FX Daily: Trive Bullish on GBP/USD

The pound remains the top performer among G10 currencies, supported by positive trade talks with the US, constructive outcomes from the recent UK-EU summit, and strong domestic economic data. In contrast, fiscal concerns and tariff policies continue to weigh heavily on the US dollar.
GBP: Best G10 Currencies
The GBP has proven to be one of the more resilient G10 currencies in recent days, partly due to incoming UK data indicating that the economy is holding up better than expected. Looking into the details, the Pound was the best performer among G10 currencies over the past week, supported by both international and domestic developments. Starting with the former, while the UK-EU summit did not deliver any game-changing outcomes for sterling, it was a mildly positive event and should continue to provide modest support for the currency over the summer. On the domestic front, the release of the UK April CPI came in hotter than expected: headline inflation rose to +3.5% from +2.6%, core CPI jumped to +3.8% from +3.4%, and services CPI—which is closely watched by the BoE—surged to +5.4% from +4.7%, exceeding the BoE’s forecast of 5%. As a result, market participants reassessed their rate cut expectations.

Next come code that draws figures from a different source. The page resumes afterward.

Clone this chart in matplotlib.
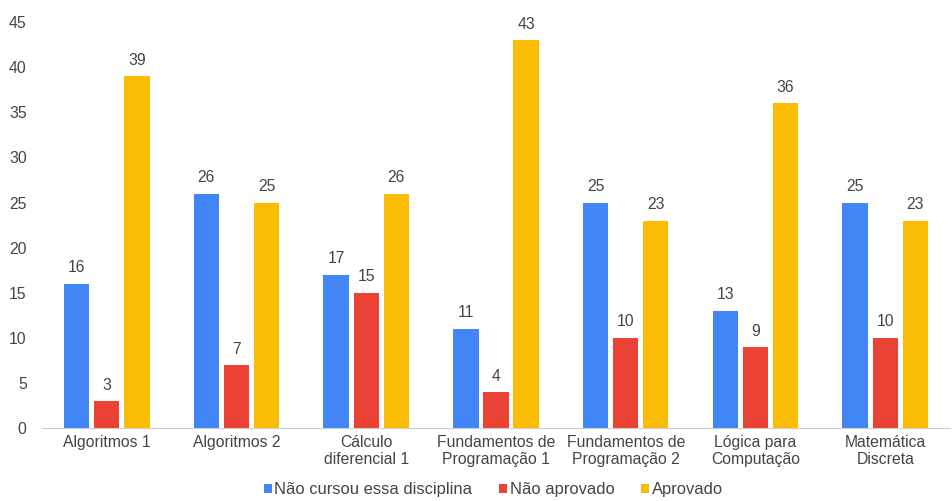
import matplotlib
matplotlib.use("Agg")
import matplotlib.pyplot as plt
import numpy as np

plt.rcParams['font.family'] = ['Liberation Sans', 'DejaVu Sans']

categories = ["Algoritmos 1", "Algoritmos 2", "Cálculo\ndiferencial 1",
              "Fundamentos de\nProgramação 1", "Fundamentos de\nProgramação 2",
              "Lógica para\nComputação", "Matemática\nDiscreta"]
nao_cursou = [16, 26, 17, 11, 25, 13, 25]
nao_aprovado = [3, 7, 15, 4, 10, 9, 10]
aprovado = [39, 25, 26, 43, 23, 36, 23]
series_names = ["Não cursou essa disciplina", "Não aprovado", "Aprovado"]
colors = ["#4285F4", "#EA4335", "#FBBC04"]
yticks = [0, 5, 10, 15, 20, 25, 30, 35, 40, 45]

fig = plt.figure(figsize=(9.52, 5.01), dpi=100)
ax = fig.add_axes([0.044, 0.1457, 0.954, 0.81])

x = np.arange(len(categories))
w = 0.195
offs = [-0.232, 0.0, 0.232]
fs = 11.3
txtc = "#444444"
for vals, off, c, name in zip([nao_cursou, nao_aprovado, aprovado], offs, colors, series_names):
    bars = ax.bar(x + off, vals, width=w, color=c, label=name, zorder=3)
    for b, v in zip(bars, vals):
        ax.annotate(str(v), (b.get_x() + b.get_width() / 2, v), xytext=(0, 6),
                    textcoords="offset points", ha="center", va="bottom",
                    fontsize=fs, color=txtc)

ax.set_xlim(-0.5, len(categories) - 0.5)
ax.set_ylim(0, 45)
ax.set_yticks(yticks)
ax.set_xticks(x)
ax.set_xticklabels(categories, fontsize=fs, color=txtc, linespacing=1.15)
ax.tick_params(axis='y', labelsize=fs, labelcolor=txtc, length=0, pad=11)
ax.tick_params(axis='x', length=0, pad=5)
for s in ["top", "right", "left"]:
    ax.spines[s].set_visible(False)
ax.spines["bottom"].set_color("#cccccc")

leg = fig.legend(loc="lower center", bbox_to_anchor=(0.518, -0.022), ncol=3, frameon=False,
                 fontsize=11.9, handlelength=0.5, handleheight=0.5, handletextpad=0.15,
                 columnspacing=1.6)
for t in leg.get_texts():
    t.set_color(txtc)

fig.savefig("out.png", dpi=100)
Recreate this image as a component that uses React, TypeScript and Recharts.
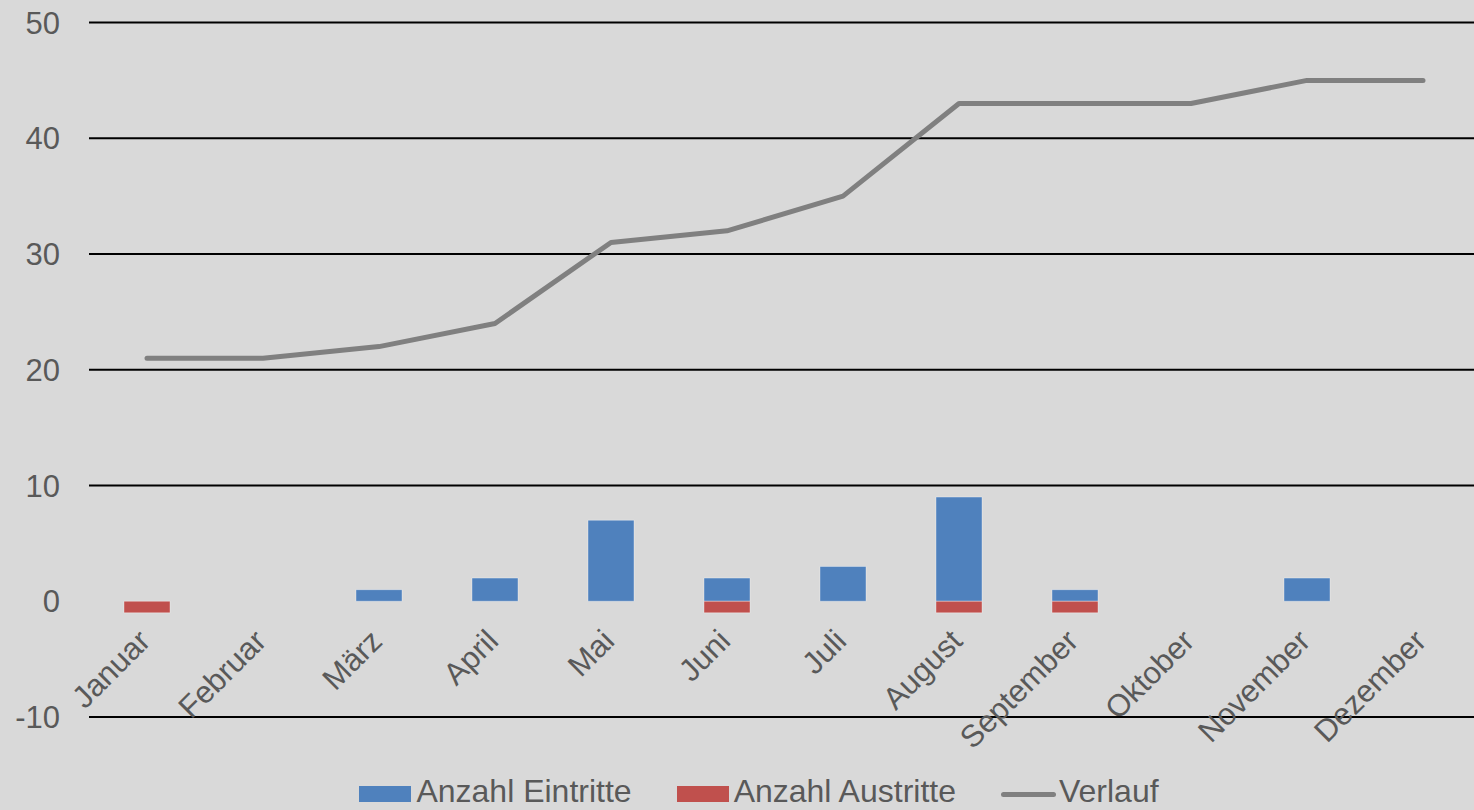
import React from 'react';
import { ComposedChart, Bar, Line, XAxis, YAxis, ReferenceLine, Legend } from 'recharts';

const months = ['Januar', 'Februar', 'März', 'April', 'Mai', 'Juni', 'Juli', 'August', 'September', 'Oktober', 'November', 'Dezember'];
const eintritte = [0, 0, 1, 2, 7, 2, 3, 9, 1, 0, 2, 0];
const austritte = [-1, 0, 0, 0, 0, -1, 0, -1, -1, 0, 0, 0];
const verlauf = [21, 21, 22, 24, 31, 32, 35, 43, 43, 43, 45, 45];
const yTicks = [-10, 0, 10, 20, 30, 40, 50];
const gridValues = [-10, 10, 20, 30, 40, 50];

const data = months.map((m, i) => ({
  month: m,
  eintritte: eintritte[i],
  austritte: austritte[i],
  verlauf: verlauf[i],
}));

const FONT = '"Liberation Sans", Arial, sans-serif';
const TEXT = '#595959';
const BLUE = '#4f81bd';
const RED = '#c0504d';
const GRAY = '#808080';

const XTick = (props: any) => {
  const { x, y, payload } = props;
  const ax = x + 5;
  const ay = y - 74;
  return (
    <text
      x={ax}
      y={ay}
      transform={`rotate(-45, ${ax}, ${ay})`}
      textAnchor="end"
      fill={TEXT}
      fontSize={31}
      fontFamily={FONT}
    >
      {payload.value}
    </text>
  );
};

const LegendContent = () => {
  const items = [
    { label: 'Anzahl Eintritte', kind: 'rect', color: BLUE },
    { label: 'Anzahl Austritte', kind: 'rect', color: RED },
    { label: 'Verlauf', kind: 'line', color: GRAY },
  ];
  return (
    <div style={{ display: 'flex', justifyContent: 'center', alignItems: 'center', height: 30, paddingLeft: 37, fontFamily: FONT, fontSize: 32, color: TEXT }}>
      {items.map((it, i) => (
        <div key={it.label} style={{ display: 'flex', alignItems: 'center', marginRight: i < items.length - 1 ? 45 : 0, lineHeight: '30px', height: 30 }}>
          {it.kind === 'rect' ? (
            <div style={{ width: 52, height: 16, background: it.color, marginRight: 5, marginTop: 6 }} />
          ) : (
            <div style={{ width: 55, height: 5, borderRadius: 3, background: it.color, marginRight: 3, marginTop: 6 }} />
          )}
          <span style={{ whiteSpace: 'nowrap', display: 'inline-block', height: 30, lineHeight: '30px' }}>{it.label}</span>
        </div>
      ))}
    </div>
  );
};

export default function App() {
  return (
    <div style={{ position: 'absolute', left: 0, top: 0, width: 1474, height: 810, overflow: 'hidden', background: '#d9d9d9' }}>
      <ComposedChart
        width={1481}
        height={810}
        data={data}
        stackOffset="sign"
        barGap={0}
        margin={{ top: 22.5, right: 0, left: 0, bottom: 0 }}
      >
        {gridValues.map((v) => (
          <ReferenceLine key={v} y={v} stroke="#000" strokeWidth={2} />
        ))}
        <XAxis
          dataKey="month"
          height={63}
          axisLine={false}
          tickLine={false}
          tickSize={0}
          tickMargin={0}
          interval={0}
          tick={<XTick />}
        />
        <YAxis
          width={89}
          domain={[-10, 50]}
          ticks={yTicks}
          axisLine={false}
          tickLine={false}
          tickSize={0}
          tickMargin={29}
          tick={{ fill: TEXT, fontSize: 31, fontFamily: FONT }}
        />
        <Bar dataKey="eintritte" name="Anzahl Eintritte" stackId="a" fill={BLUE} stroke="#ffffff" strokeOpacity={0.35} strokeWidth={1} barSize={46} isAnimationActive={false} />
        <Bar dataKey="austritte" name="Anzahl Austritte" stackId="a" fill={RED} stroke="#ffffff" strokeOpacity={0.35} strokeWidth={1} barSize={46} isAnimationActive={false} />
        <Line dataKey="verlauf" name="Verlauf" type="linear" stroke={GRAY} strokeWidth={5} strokeLinecap="round" strokeLinejoin="round" dot={false} activeDot={false} isAnimationActive={false} />
        <Legend verticalAlign="bottom" content={<LegendContent />} wrapperStyle={{ height: 30, bottom: 4 }} />
      </ComposedChart>
    </div>
  );
}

Although services CPI saw a significant jump, some institutions such as ING and Mizuho argued that this spike was likely a one-off, driven by temporary factors like road tax, higher airfares, and holiday package prices—all of which were distorted by the timing of Easter and the specific April survey date. Meanwhile, more structural components such as rents, catering, and medical care continued to show a deceleration in year-on-year inflation. Hence, the BoE may choose to look through this hot CPI print. That said, market pricing has now adjusted—expecting 34 bps of easing in 2025 (down from 41 bps), with the next cut fully priced in for November. This reduction in rate cut expectations could provide additional near-term support for the GBP. Moreover, the released of the April retail sales report further support the strength of the GBP, came it at +5.0% y/y from +1.9%, and ex autos and fuel came in at +5.3% y/y, from +2.6%. In terms of the BoE’s commentary, Pill noted that his dissenting vote stemmed from a concern that the pace of withdrawal of monetary policy restriction since last summer is too rapid, given the balance of risks to price stability and he added that his vote should be seen as a skip and not a halt to the withdrawal of the restriction process. Thus, his hawkish comment further support the GBP, marginally.
Looking ahead, the GBP calendar remains relatively light, with no major market-moving events scheduled. As such, growing confidence in the UK’s domestic growth prospects, stronger-than-expected CPI data, hawkish BoE commentary, and improved UK-EU relations are all contributing to an incrementally bullish sentiment on sterling relative to other cyclical G10 currencies. Additionally, from a global perspective, the improving risk environment is also supportive for the GBP. Overall, the baseline outlook for the GBP remains bullish, backed by solid domestic fundamentals and positive risk sentiment.
USD: Uncertainty ahead
Over the past week, the US dollar remained under pressure, driven by two key developments. Firstly, Moody’s downgraded the US credit rating from AAA to Aa1+, citing concerns over limited budget flexibility and persistently large fiscal deficits, which are increasing the government’s debt and interest burden. Additionally, the House Rules Committee passed President Trump’s tax and spending bill, a bearish factor for US Treasuries (USTs) as it would further elevate the US debt level. The US 30Y yield briefly touched 5.135% last week before retreating back to the 5% level. Secondly, renewed trade tensions resurfaced after Trump threatened Apple with a 25% tariff and announced 50% tariffs on the EU, set to take effect on June 1st. He also stated he is not seeking a deal with the EU. In response, the EU trade chief said the bloc is prepared to defend its interests, indicating a swift resolution is unlikely. As a result, the combination of fiscal concerns and renewed trade uncertainty could revive the ‘Sell America’ narrative in the week ahead, pressuring the USD further in the near term.
Looking ahead, market attention will turn to upcoming US data releases: consumer confidence, GDP, and April core PCE—the Fed’s preferred inflation gauge. Notably, following softer-than-expected April CPI and PPI prints, the PCE report could further support the view that the disinflation process is on track. Fed Chair Powell recently indicated that April PCE is likely to come in around 2.2% y/y, although this estimate may not yet incorporate the weaker PPI data. Overall, the baseline outlook for the USD remains bearish for now. While much of the negative news is arguably priced in, the reemergence of trade tensions adds further downside risk to the dollar in the near term.